Fialho PJ Nehama, Chris JC Reason

Abstract


In this paper, hydrographic data collected in the vicinity of the Zambezi River plume between 2004-2007 is discussed alongside historical data to infer the plume morphology. The sampling plan called for 73 CTD stations that were interspersed with sampling of shrimp recruitment. Satellite-derived wind speed and river discharge collected at an upriver gauge station were also analysed. The dispersion patterns indicated a tendency of the plume to progressively propagate both in (equatorward) and against  (poleward) the sense of a coastally trapped wave.  This tendency had not been explored sufficiently in previous studies and it puts the Zambezi River plume in a short list of plumes across the globe that propagates in the direction opposite to the sense of a Kelvin or a shelf wave.
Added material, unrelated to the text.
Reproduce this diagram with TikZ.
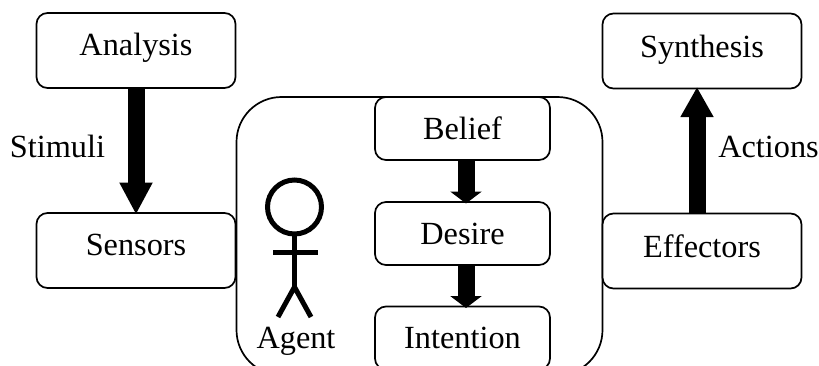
\documentclass[tikz,border=0pt]{standalone}
\usepackage{fontspec}
\setmainfont{Liberation Serif}
\usetikzlibrary{arrows.meta}
\tikzset{
  boxstyle/.style={draw=black,fill=white,line width=1.7pt,rounded corners=11pt,inner sep=0pt,outer sep=0pt,
    minimum width=199pt,minimum height=75pt,text depth=0pt,font=\fontsize{32.3}{32.3}\selectfont},
  innerbox/.style={boxstyle,minimum width=175pt,minimum height=63pt},
  labelstyle/.style={inner sep=0pt,anchor=base,font=\fontsize{32.3}{32.3}\selectfont},
  bigarrow/.style={line width=17pt,draw=black,shorten >=-1.5pt,-{Triangle[width=31pt,length=#1,fill=black]}},
  figure/.style={line width=5pt,draw=black}
}
\begin{document}
\begin{tikzpicture}[x=1pt,y=-1pt]
\useasboundingbox (0,0) rectangle (819,365);
\clip (0,0) rectangle (819,365);
\fill[white] (0,0) rectangle (819,365);
% agent container
\node[draw=black,line width=1.7pt,rounded corners=45pt,inner sep=0pt,outer sep=0pt,minimum width=366pt,minimum height=278pt] (agentbox) at (419.5,236) {};
% outer boxes
\node[boxstyle,text height=9pt] (analysis) at (136,50.5) {Analysis};
\node[boxstyle,text height=9pt] (sensors) at (136,250.5) {Sensors};
\node[boxstyle,text height=13pt] (synthesis) at (702,51) {Synthesis};
\node[boxstyle,text height=13pt] (effectors) at (702,251) {Effectors};
% inner boxes
\node[innerbox,text height=21pt] (belief) at (462.5,128.5) {Belief};
\node[innerbox,text height=21pt] (desire) at (462.5,233.5) {Desire};
\node[innerbox,text height=20pt] (intention) at (462.5,338) {Intention};
% arrows
\draw[bigarrow=32pt] (analysis.south) -- (sensors.north);
\draw[bigarrow=30pt] ([xshift=-5pt]effectors.north) -- ([xshift=-5pt]synthesis.south);
\draw[bigarrow=12pt] ([xshift=3.5pt]belief.south) -- ([xshift=3.5pt]desire.north);
\draw[bigarrow=12pt] ([xshift=3.5pt]desire.south) -- ([xshift=3.5pt]intention.north);
% labels
\node[labelstyle] (stimuli) at (57.5,157) {Stimuli};
\node[labelstyle] (actions) at (768.5,157) {Actions};
\node[labelstyle] (agent) at (296,348) {Agent};
% stick figure
\node[draw=black,line width=5pt,circle,minimum size=54pt,inner sep=0pt,outer sep=0pt] (head) at (294.5,207) {};
\coordinate (hip) at (294.5,287);
\coordinate (armL) at (273,252);
\coordinate (armR) at (318,252);
\coordinate (legL) at (278,317);
\coordinate (legR) at (311,317);
\draw[figure] (head.south) -- (hip);
\draw[figure] (armL) -- (armR);
\draw[figure] (legL) -- (hip) -- (legR);
\end{tikzpicture}
\end{document}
Through visual inspection of the salinity distribution, the Zambezi plume was found to be super-critical (indicative of a faster freshwater inflow compared to the long internal wave phase speed), as well as surface-advected (bottom-advected) at times when the freshwater discharge rate measured at Tete was less than (more than)  2000 m3s-1. A clear distinction was found between the plumes of the Zambezi and Licungo rivers, characterized by a seaward bending of the salinity contours as the Zambezi freshwater flows downstream past the mouth of the Licungo River.